Since the terrible 10th of August, the friends had been separated, and Madame de Lamballe had been in the prison of La Force. There, on the evening of the 2nd of September, she was brought down to the tribunal, and told to swear liberty, equality, and hatred to the King and Queen.
‘I will readily swear the two former. I cannot swear the latter. It is not in my heart.’
‘Swear! If not, you are dead.’
She raised her eyes, lifted her hands, and made a step to the door. Murderers closed her in, and pike thrusts in a few moments were the last ‘stage that carried from earth to heaven’ the gentle woman, who had loved her queenly friend to the death. Little mattered it to her that her corpse was soon torn limb from limb, and that her fair ringlets were floating round the pike on which her head was borne past her friend’s prison window. Little matters it now even to Marie Antoinette. The worst that the murderers could do for such as these, could only work for them a more exceeding weight of glory.

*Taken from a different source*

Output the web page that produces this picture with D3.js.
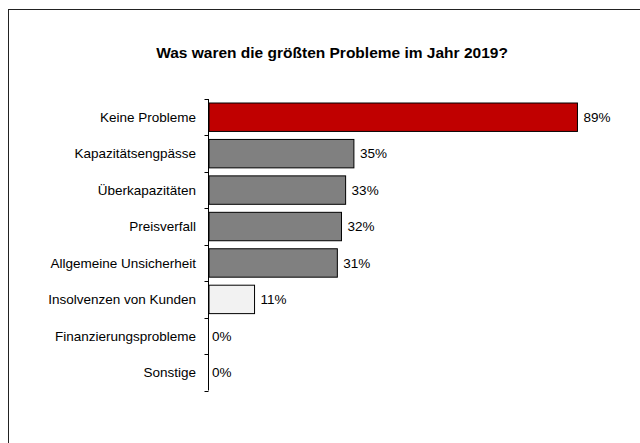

M. Cazotte was imprisoned again on the 12th of September, and all his daughter’s efforts failed to save him. She was taken from him, and he died on the guillotine, exclaiming, ‘I die as I have lived, faithful to my God and to my King.’ And the same winter, M. de Sombreuil was also imprisoned again. When he entered the prison with his daughter, all the inmates rose to do her honor. In the ensuing June, after a mock trial, her father and brother were put to death, and she remained for many years alone with only the memory of her past days.